The structural and morphological properties of the biosynthesized nanoparticles were thoroughly characterized. X-ray diffraction (XRD) analysis confirmed the crystalline nature of the NPs, revealing a face-centered cubic structure with characteristic peaks at 2θ = 37.94°, 42.99°, 62.33°, 74.83°, and 78.76°. The average crystallite size was determined to be 9.8 nm and 18.59 nm via the Debye–Scherer and Williamson–Hall methods, respectively. Scanning electron microscopy (SEM) revealed an irregular morphology with microparticle aggregates ranging from 0.5 to 1.0 µm.
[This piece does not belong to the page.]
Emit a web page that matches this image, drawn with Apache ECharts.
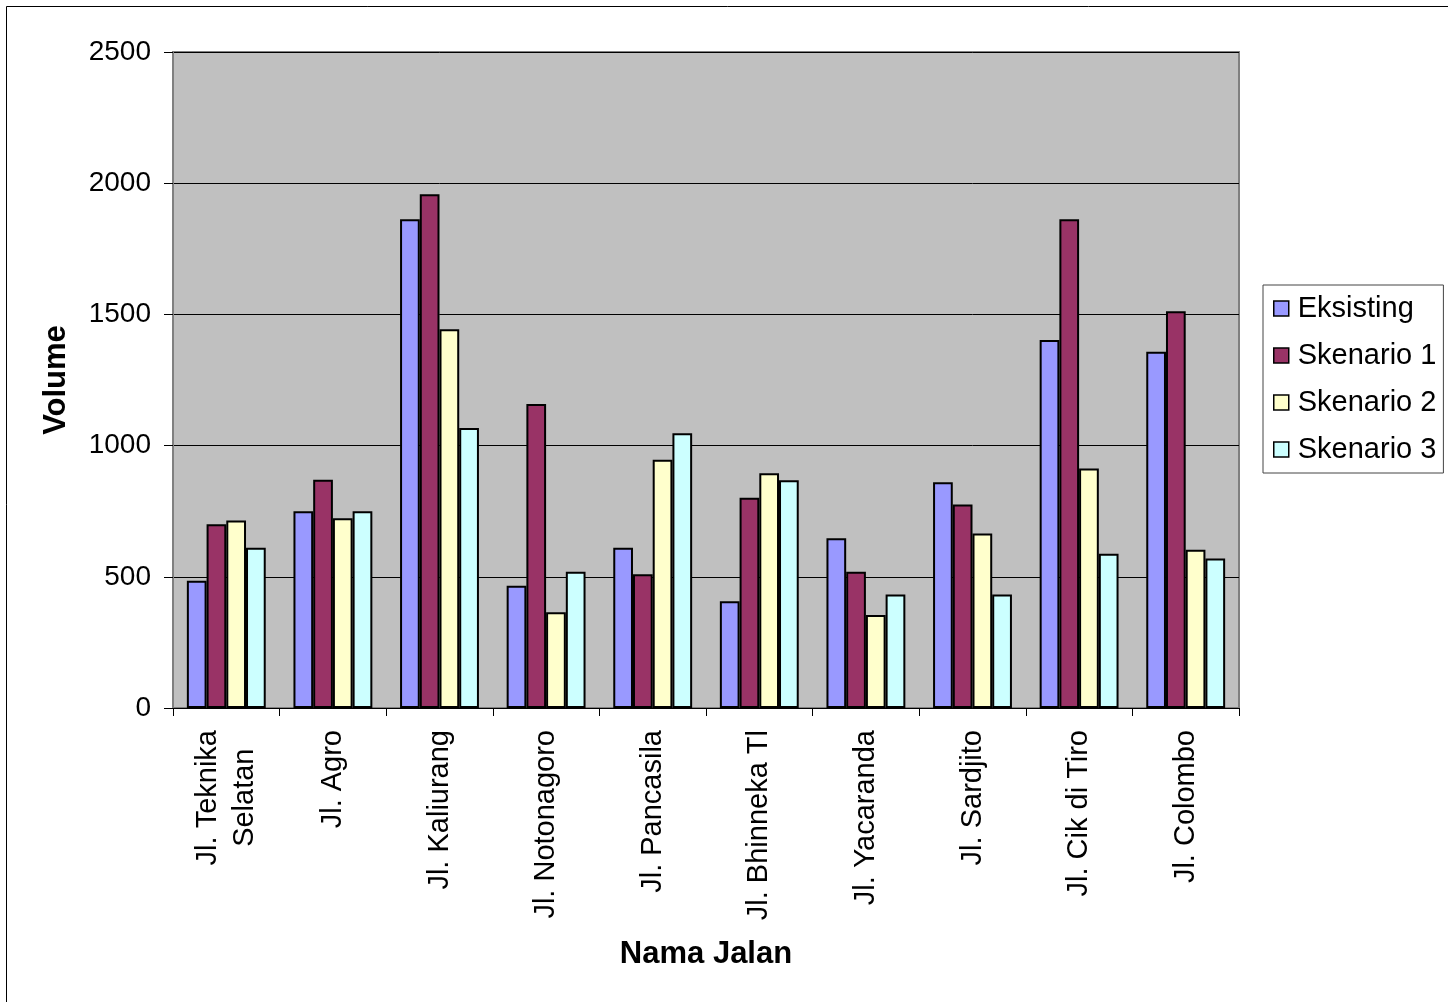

Elemental composition analysis by energy dispersive X-ray spectroscopy (EDX) confirmed the predominant presence of magnesium and oxygen, unequivocally verifying the successful formation of MgO.

This work not only demonstrates the successful green synthesis and characterization of MgO NPs but also highlights the potential of Strychnos pungens fruit shells as a valuable, sustainable resource for advanced nanomaterial production, aligning with the principles of circular economy and green chemistry.